Mr. SCOWCROFT: I would guess within the administration there's been a lot of deadlock. We've backed away from regime change but not toward much of anything else. And I think one of the encouraging signs of Bill Burns going on this was a movement in the way of going the way we went in North Korea.

KELEMEN: Zbigniew Brzezinski, who was President Carter's national security adviser, describes the U.S. handling of Iran as clumsy.

Mr. ZBIGNIEW BRZEZINSKI (Former National Security Adviser): I think the administration is divided. It has a little time left, there is still a great deal of emotional involvement on the part of the top decision makers in the idea that they ought to somehow resolve it before they leave office, and all that complicates the picture in a way that doesn't induce the American approach to be as consistent and as eventually constructive as it gradually became in the North Korean case.

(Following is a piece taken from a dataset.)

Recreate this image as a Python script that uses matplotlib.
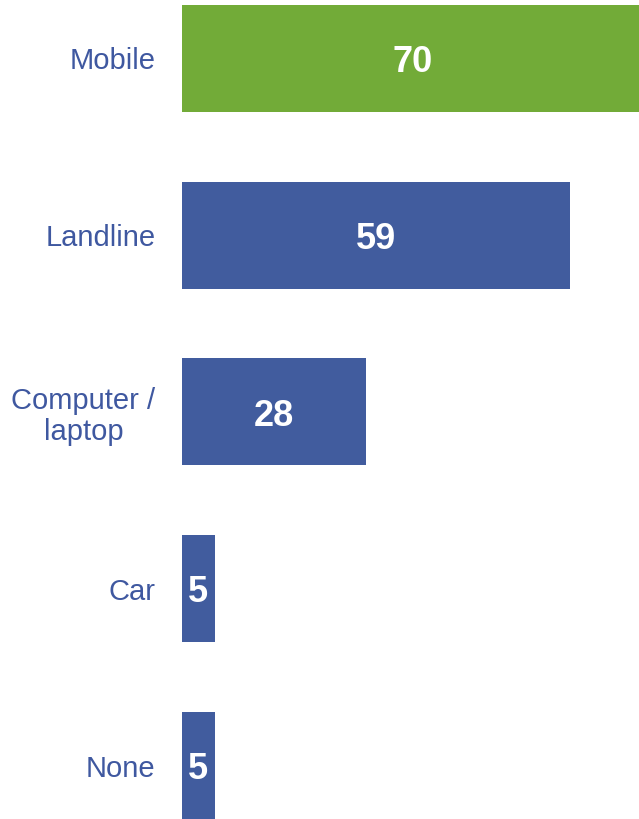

KELEMEN: Brzezinski says one of the problems is that the Bush administration is keeping the military option on the table and he says that could legitimize the use of force or perhaps tempt Israel to act against Iran. Scowcroft and Brzezinski both oppose attacking Iran and offer this advice to Israel.

Mr. SCOWCROFT: Calm down.

(Soundbite of laughter)

Mr. BRZEZINSKI: Don't do it.

KELEMEN: The chief of the Israeli defense forces is in Washington this week. So too is the delegation from Syria, which doesn't seem to be benefiting from the softening tone of the Bush administration's foreign policy. The State Department called off a meeting with the group, and one member of it, Ahmed Zamir Altaki(ph), says he's not sensing any change in the U.S. attitude toward his country, even after Syria entered into indirect peace talks with Israel.

Mr. AHMED ZAMIR ALTAKI (Syrian Delegate): I'm not seeing any sign of lessening the demonizing process with Syria. Sanctions are every day released in a very non-constructive way.

KELEMEN: Altaki told a luncheon at the Brookings Institution that he's looking beyond the current administration and trying to get a better feel for what might come next.

Michele Kelemen, NPR News, Washington.